Although the regiment did not take part in the combat operations against Fort Henry, 19 men of Clark County, Indiana, members of Company B, served aboard the gunboat Essex (far right) as sharpshooters.
During the attack against Henry, the Essex shrugged off a number of hits, but the 10th round, in one of those freaks of warfare, entered through a porthole, struck the boiler system and resulted in 37 killed, wounded or missing.
Among the confirmed dead were three members of the 23rd Indiana detachment: Lieutenant Daniel Trotter, Corporal Julius Lumb and Private Charles E. Erb. Three men were listed as scalded, missing and presumed dead: Benjamin Lubeck, William O'Neil and Thomas Murray, all three included among the 273 regiment members listed as 'Unaccounted for.' Two of the men, Jacob Grans and Patrick Cassedy, survived scalding, but died later during the siege of Vicksburg.

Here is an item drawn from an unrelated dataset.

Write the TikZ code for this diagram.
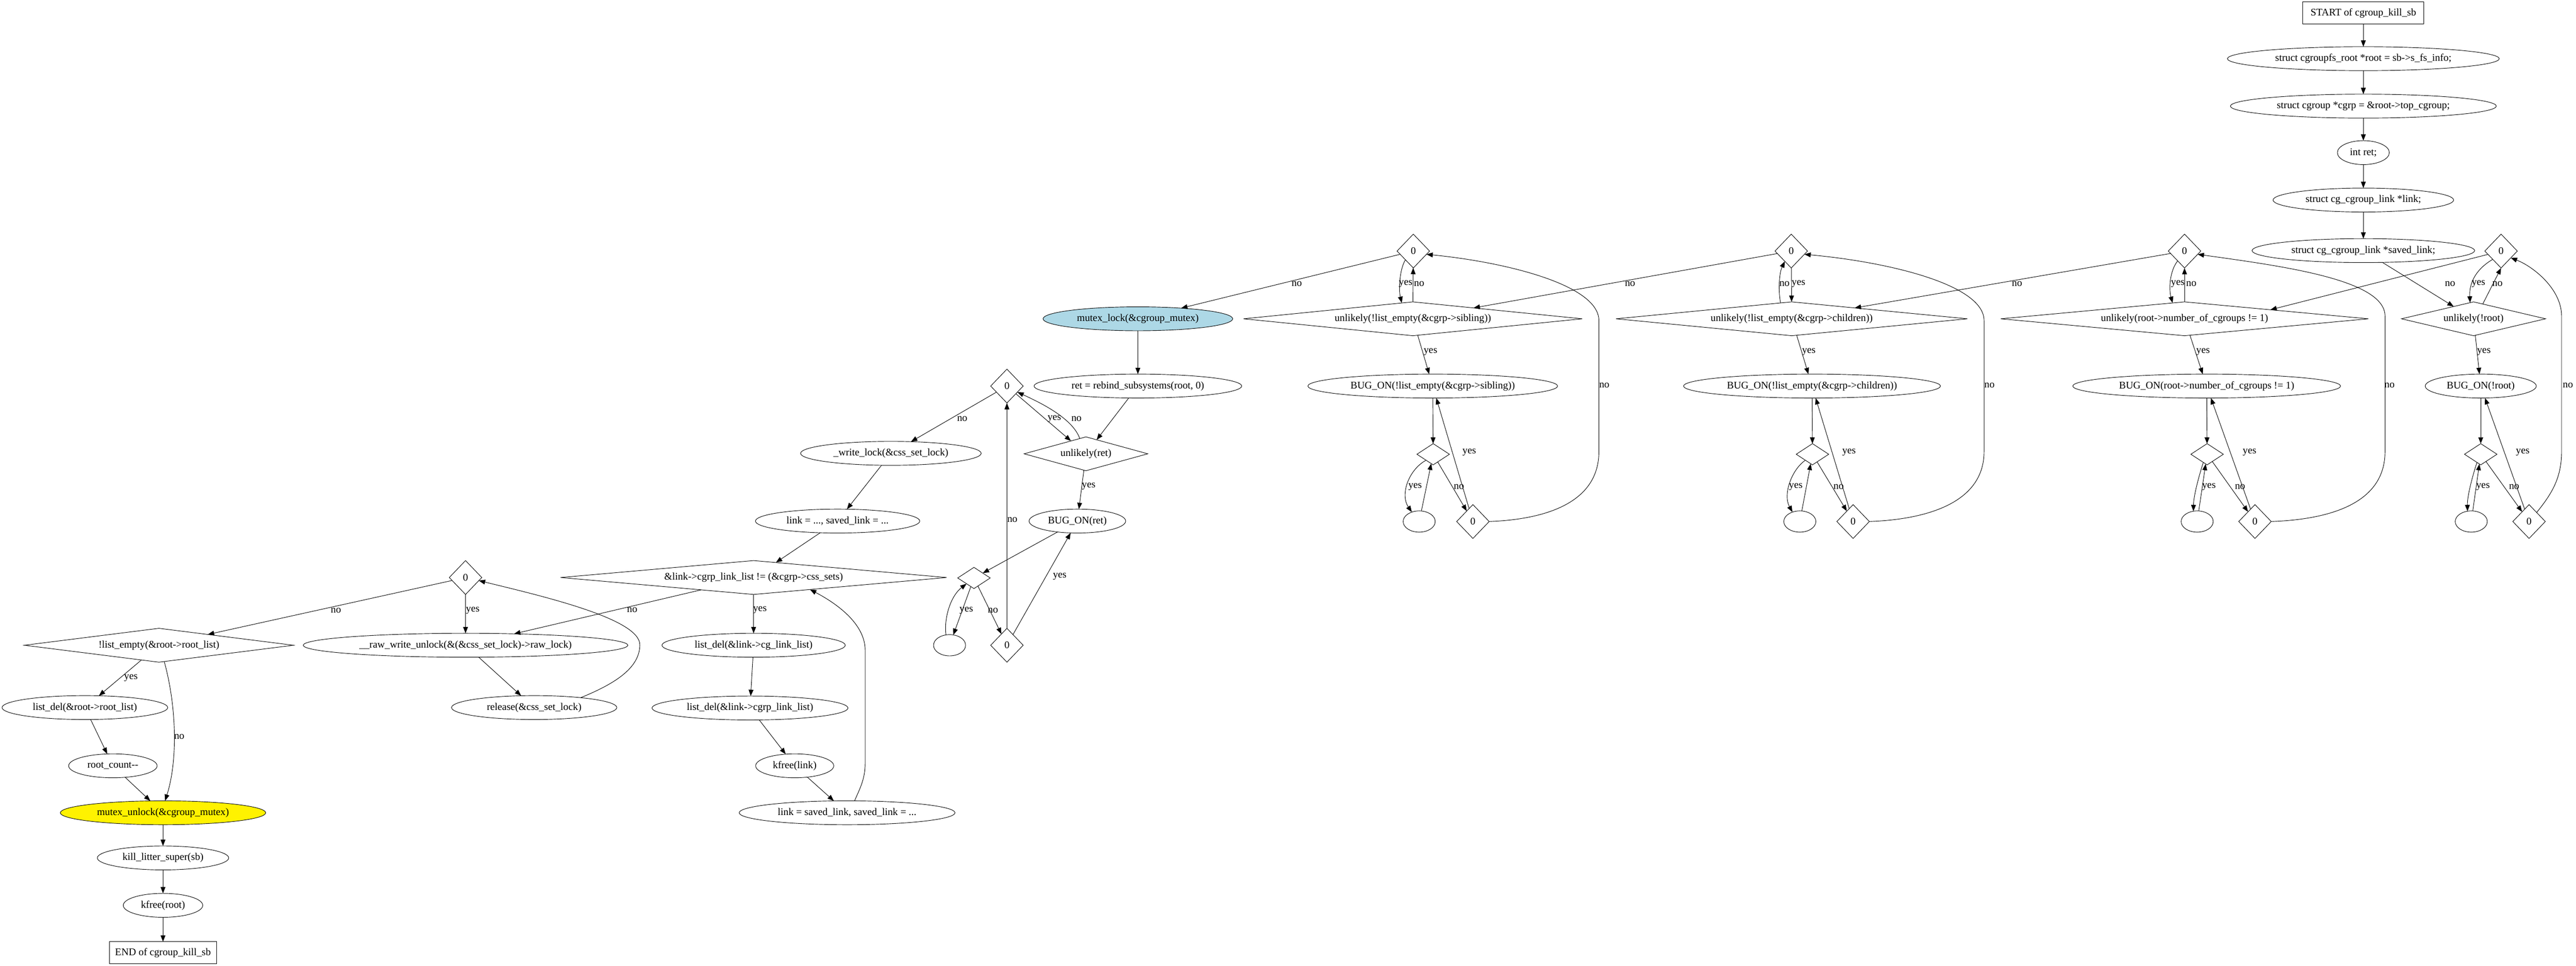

Library of Congress image of the U. S. S. Essex.
This was not the only time that the 23rd Indiana contributed to the Brown Water Navy. Experienced rivermen from this regiment, as well as others, provided volunteers for the formation of the Mississippi Marine Brigade.
During the Vicksburg campaign,volunteers from this regiment took positions as pilots, engineers and deck hands on those boats that ran the deadly gauntlet of Vicksburg April 16, 1863.
The U. S. S. Cairo, on display at Vicksburg, Mississippi, shows the conical pilothouse as described by Dr. Whyte on page 43 of his article.